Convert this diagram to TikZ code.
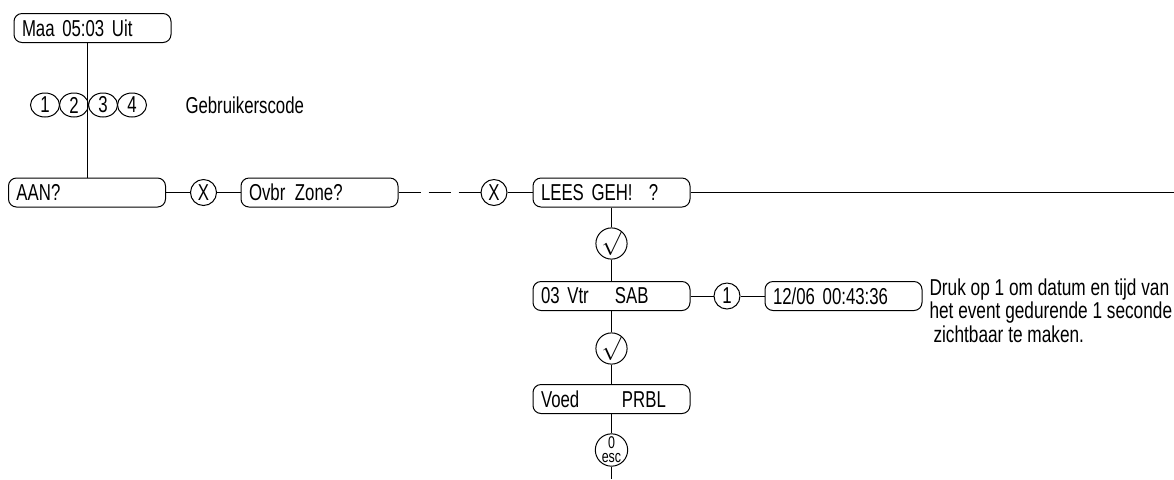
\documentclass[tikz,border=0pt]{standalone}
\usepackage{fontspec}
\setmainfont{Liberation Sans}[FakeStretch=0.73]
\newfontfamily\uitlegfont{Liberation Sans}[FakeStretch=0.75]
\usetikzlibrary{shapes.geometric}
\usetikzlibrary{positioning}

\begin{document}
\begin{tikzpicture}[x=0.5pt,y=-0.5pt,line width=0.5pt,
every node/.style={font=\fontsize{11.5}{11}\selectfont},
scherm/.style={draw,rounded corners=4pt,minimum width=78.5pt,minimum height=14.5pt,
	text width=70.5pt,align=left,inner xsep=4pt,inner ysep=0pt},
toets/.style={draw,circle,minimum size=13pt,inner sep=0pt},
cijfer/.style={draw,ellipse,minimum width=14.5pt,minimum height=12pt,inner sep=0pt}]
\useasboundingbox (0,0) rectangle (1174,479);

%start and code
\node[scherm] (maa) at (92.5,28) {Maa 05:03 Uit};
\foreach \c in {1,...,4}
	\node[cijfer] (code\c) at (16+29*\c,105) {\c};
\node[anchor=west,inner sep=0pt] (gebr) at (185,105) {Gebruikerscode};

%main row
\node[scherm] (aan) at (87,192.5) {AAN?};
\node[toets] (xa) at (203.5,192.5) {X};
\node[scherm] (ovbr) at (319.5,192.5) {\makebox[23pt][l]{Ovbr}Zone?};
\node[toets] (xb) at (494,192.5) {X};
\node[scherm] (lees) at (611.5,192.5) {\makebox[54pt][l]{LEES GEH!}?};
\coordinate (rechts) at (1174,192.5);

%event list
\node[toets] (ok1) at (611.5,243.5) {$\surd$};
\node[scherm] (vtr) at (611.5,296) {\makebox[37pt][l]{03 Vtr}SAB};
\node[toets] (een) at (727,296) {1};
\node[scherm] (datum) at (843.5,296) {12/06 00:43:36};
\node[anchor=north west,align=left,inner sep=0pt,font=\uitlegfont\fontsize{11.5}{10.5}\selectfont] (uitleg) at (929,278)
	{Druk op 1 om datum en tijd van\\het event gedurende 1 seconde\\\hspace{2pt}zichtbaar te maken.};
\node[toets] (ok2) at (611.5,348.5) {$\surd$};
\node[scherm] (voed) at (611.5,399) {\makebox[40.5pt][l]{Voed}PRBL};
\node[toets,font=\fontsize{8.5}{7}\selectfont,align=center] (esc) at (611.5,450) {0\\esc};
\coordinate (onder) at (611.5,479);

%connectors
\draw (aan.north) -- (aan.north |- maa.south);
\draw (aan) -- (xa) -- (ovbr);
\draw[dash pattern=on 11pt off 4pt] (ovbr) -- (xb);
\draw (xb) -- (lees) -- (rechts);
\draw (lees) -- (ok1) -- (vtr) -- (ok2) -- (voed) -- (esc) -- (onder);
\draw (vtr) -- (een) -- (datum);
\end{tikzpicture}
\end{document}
☆ ☆ ☆ ☆
WHAT THE TASK ASKS
From the first line of the material down to the line containing "(rechts) at (1174,192.5);", inclusive, return each line exactly, skipping any picture.

OUTPUT BELOW
Convert this diagram to TikZ code.
\documentclass[tikz,border=0pt]{standalone}
\usepackage{fontspec}
\setmainfont{Liberation Sans}[FakeStretch=0.73]
\newfontfamily\uitlegfont{Liberation Sans}[FakeStretch=0.75]
\usetikzlibrary{shapes.geometric}
\usetikzlibrary{positioning}

\begin{document}
\begin{tikzpicture}[x=0.5pt,y=-0.5pt,line width=0.5pt,
every node/.style={font=\fontsize{11.5}{11}\selectfont},
scherm/.style={draw,rounded corners=4pt,minimum width=78.5pt,minimum height=14.5pt,
	text width=70.5pt,align=left,inner xsep=4pt,inner ysep=0pt},
toets/.style={draw,circle,minimum size=13pt,inner sep=0pt},
cijfer/.style={draw,ellipse,minimum width=14.5pt,minimum height=12pt,inner sep=0pt}]
\useasboundingbox (0,0) rectangle (1174,479);

%start and code
\node[scherm] (maa) at (92.5,28) {Maa 05:03 Uit};
\foreach \c in {1,...,4}
	\node[cijfer] (code\c) at (16+29*\c,105) {\c};
\node[anchor=west,inner sep=0pt] (gebr) at (185,105) {Gebruikerscode};

%main row
\node[scherm] (aan) at (87,192.5) {AAN?};
\node[toets] (xa) at (203.5,192.5) {X};
\node[scherm] (ovbr) at (319.5,192.5) {\makebox[23pt][l]{Ovbr}Zone?};
\node[toets] (xb) at (494,192.5) {X};
\node[scherm] (lees) at (611.5,192.5) {\makebox[54pt][l]{LEES GEH!}?};
\coordinate (rechts) at (1174,192.5);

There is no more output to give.